Starting at the first line of the listing below, repeat each line exactly until the line containing "6.2e-5, 3.3e-5, 2.04e-6];", which you include. Leave out pictures.
• • •
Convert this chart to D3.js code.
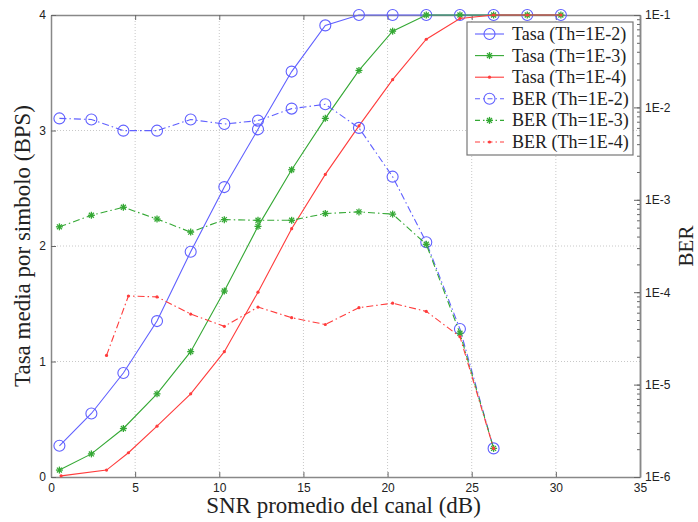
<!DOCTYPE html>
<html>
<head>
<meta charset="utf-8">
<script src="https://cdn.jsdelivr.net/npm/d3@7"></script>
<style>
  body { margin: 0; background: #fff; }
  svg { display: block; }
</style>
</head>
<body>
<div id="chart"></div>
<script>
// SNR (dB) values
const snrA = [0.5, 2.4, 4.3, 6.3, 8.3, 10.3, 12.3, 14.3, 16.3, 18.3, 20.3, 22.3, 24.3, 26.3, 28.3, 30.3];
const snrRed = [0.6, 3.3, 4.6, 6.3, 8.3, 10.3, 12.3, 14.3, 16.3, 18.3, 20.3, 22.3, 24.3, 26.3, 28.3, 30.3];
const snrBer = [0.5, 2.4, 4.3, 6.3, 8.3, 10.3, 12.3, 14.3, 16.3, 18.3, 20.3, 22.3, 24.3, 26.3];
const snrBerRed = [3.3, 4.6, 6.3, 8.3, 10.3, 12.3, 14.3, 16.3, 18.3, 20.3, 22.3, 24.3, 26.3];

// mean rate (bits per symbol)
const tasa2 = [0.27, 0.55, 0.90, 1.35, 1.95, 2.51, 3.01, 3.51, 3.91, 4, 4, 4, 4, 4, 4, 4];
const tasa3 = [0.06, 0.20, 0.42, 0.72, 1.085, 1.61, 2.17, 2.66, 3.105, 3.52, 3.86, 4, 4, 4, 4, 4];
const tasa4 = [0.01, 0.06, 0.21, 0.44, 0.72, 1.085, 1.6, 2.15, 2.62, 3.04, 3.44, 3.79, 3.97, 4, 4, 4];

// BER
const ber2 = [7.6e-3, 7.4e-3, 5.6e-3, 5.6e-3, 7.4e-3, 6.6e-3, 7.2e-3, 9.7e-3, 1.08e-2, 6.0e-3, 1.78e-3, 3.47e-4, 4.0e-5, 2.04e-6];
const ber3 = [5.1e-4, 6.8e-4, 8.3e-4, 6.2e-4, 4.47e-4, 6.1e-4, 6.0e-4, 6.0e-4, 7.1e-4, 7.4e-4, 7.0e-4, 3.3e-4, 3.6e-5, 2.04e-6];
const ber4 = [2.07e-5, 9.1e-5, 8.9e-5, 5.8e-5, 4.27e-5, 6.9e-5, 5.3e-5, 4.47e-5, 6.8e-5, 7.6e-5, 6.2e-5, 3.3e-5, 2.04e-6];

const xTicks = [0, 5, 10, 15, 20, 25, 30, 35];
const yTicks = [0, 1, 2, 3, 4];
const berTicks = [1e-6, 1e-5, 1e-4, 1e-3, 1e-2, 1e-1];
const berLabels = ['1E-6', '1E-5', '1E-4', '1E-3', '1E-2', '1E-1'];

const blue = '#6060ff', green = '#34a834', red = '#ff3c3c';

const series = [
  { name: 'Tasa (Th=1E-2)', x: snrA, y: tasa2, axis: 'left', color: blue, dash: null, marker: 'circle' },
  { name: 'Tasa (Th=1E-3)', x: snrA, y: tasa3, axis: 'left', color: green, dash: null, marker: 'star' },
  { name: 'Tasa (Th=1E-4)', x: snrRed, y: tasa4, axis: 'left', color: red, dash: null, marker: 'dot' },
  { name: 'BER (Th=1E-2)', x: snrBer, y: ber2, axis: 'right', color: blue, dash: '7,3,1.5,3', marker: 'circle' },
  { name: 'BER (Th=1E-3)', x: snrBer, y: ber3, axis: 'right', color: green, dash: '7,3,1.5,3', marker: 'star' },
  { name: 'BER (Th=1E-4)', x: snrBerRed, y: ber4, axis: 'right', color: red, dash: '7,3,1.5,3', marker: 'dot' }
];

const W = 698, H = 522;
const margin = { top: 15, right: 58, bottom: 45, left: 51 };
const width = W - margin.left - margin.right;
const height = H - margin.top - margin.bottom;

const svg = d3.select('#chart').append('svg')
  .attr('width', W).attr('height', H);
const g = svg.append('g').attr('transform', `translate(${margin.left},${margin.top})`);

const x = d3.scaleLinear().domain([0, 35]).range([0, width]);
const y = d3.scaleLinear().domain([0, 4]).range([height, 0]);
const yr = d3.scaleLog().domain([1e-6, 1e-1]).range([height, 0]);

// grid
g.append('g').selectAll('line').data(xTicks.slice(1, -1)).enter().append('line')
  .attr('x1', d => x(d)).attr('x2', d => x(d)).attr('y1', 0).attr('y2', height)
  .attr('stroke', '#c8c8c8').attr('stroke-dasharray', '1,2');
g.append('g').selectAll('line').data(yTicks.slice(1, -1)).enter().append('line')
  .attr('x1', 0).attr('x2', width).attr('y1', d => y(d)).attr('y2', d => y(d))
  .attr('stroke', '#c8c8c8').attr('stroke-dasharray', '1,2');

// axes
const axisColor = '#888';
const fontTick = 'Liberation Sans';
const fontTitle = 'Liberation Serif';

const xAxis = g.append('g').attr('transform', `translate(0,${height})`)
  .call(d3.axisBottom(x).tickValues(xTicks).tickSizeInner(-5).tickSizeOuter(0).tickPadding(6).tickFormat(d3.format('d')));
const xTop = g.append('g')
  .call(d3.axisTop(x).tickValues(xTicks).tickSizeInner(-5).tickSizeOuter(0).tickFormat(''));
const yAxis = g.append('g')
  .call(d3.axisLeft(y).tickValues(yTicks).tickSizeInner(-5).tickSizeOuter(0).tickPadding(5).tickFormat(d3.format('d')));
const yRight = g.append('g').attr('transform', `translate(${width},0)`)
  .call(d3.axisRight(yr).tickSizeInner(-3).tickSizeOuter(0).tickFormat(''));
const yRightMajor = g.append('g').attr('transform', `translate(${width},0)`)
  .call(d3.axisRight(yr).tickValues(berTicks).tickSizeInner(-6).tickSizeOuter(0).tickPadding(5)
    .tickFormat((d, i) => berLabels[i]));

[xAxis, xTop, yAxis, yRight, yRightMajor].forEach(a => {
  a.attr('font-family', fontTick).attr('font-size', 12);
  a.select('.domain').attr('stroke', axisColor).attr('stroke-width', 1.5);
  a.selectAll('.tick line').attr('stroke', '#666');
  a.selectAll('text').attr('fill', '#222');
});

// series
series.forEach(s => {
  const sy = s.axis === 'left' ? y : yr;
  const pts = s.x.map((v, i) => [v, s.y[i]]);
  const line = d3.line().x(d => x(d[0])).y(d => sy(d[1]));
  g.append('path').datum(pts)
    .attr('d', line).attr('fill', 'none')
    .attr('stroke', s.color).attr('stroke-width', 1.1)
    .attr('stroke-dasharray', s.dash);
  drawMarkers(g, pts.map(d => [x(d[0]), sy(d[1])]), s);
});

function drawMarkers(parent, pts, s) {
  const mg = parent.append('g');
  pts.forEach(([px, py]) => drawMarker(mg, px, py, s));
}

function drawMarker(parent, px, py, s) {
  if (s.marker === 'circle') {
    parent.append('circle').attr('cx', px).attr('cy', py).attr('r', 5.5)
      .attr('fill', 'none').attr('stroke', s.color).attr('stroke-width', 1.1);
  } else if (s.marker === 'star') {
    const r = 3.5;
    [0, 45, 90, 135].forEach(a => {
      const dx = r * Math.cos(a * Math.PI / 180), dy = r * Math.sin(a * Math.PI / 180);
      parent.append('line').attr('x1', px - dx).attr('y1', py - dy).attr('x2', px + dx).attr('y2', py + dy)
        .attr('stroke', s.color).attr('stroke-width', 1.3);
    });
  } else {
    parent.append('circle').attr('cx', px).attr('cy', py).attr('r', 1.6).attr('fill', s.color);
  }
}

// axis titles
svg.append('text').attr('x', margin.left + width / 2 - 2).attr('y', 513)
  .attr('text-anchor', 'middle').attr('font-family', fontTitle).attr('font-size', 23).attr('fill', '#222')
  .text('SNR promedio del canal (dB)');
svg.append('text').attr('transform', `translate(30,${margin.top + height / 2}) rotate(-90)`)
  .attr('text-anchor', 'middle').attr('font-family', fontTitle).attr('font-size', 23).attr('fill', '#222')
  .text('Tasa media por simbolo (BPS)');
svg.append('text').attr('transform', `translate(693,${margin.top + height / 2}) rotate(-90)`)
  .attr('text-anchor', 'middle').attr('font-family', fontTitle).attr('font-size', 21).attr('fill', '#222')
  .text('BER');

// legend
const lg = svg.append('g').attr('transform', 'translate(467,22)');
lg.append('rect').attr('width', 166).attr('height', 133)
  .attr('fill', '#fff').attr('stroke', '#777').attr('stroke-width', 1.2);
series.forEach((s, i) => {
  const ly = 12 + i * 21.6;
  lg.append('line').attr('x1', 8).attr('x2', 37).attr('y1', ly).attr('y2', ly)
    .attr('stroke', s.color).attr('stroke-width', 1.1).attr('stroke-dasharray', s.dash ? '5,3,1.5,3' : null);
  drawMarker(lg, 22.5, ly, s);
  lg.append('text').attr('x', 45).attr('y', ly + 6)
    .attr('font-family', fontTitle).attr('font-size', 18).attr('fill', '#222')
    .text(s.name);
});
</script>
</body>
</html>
• • •
> **TASK SOLUTION**
Convert this chart to D3.js code.
<!DOCTYPE html>
<html>
<head>
<meta charset="utf-8">
<script src="https://cdn.jsdelivr.net/npm/d3@7"></script>
<style>
  body { margin: 0; background: #fff; }
  svg { display: block; }
</style>
</head>
<body>
<div id="chart"></div>
<script>
// SNR (dB) values
const snrA = [0.5, 2.4, 4.3, 6.3, 8.3, 10.3, 12.3, 14.3, 16.3, 18.3, 20.3, 22.3, 24.3, 26.3, 28.3, 30.3];
const snrRed = [0.6, 3.3, 4.6, 6.3, 8.3, 10.3, 12.3, 14.3, 16.3, 18.3, 20.3, 22.3, 24.3, 26.3, 28.3, 30.3];
const snrBer = [0.5, 2.4, 4.3, 6.3, 8.3, 10.3, 12.3, 14.3, 16.3, 18.3, 20.3, 22.3, 24.3, 26.3];
const snrBerRed = [3.3, 4.6, 6.3, 8.3, 10.3, 12.3, 14.3, 16.3, 18.3, 20.3, 22.3, 24.3, 26.3];

// mean rate (bits per symbol)
const tasa2 = [0.27, 0.55, 0.90, 1.35, 1.95, 2.51, 3.01, 3.51, 3.91, 4, 4, 4, 4, 4, 4, 4];
const tasa3 = [0.06, 0.20, 0.42, 0.72, 1.085, 1.61, 2.17, 2.66, 3.105, 3.52, 3.86, 4, 4, 4, 4, 4];
const tasa4 = [0.01, 0.06, 0.21, 0.44, 0.72, 1.085, 1.6, 2.15, 2.62, 3.04, 3.44, 3.79, 3.97, 4, 4, 4];

// BER
const ber2 = [7.6e-3, 7.4e-3, 5.6e-3, 5.6e-3, 7.4e-3, 6.6e-3, 7.2e-3, 9.7e-3, 1.08e-2, 6.0e-3, 1.78e-3, 3.47e-4, 4.0e-5, 2.04e-6];
const ber3 = [5.1e-4, 6.8e-4, 8.3e-4, 6.2e-4, 4.47e-4, 6.1e-4, 6.0e-4, 6.0e-4, 7.1e-4, 7.4e-4, 7.0e-4, 3.3e-4, 3.6e-5, 2.04e-6];
const ber4 = [2.07e-5, 9.1e-5, 8.9e-5, 5.8e-5, 4.27e-5, 6.9e-5, 5.3e-5, 4.47e-5, 6.8e-5, 7.6e-5, 6.2e-5, 3.3e-5, 2.04e-6];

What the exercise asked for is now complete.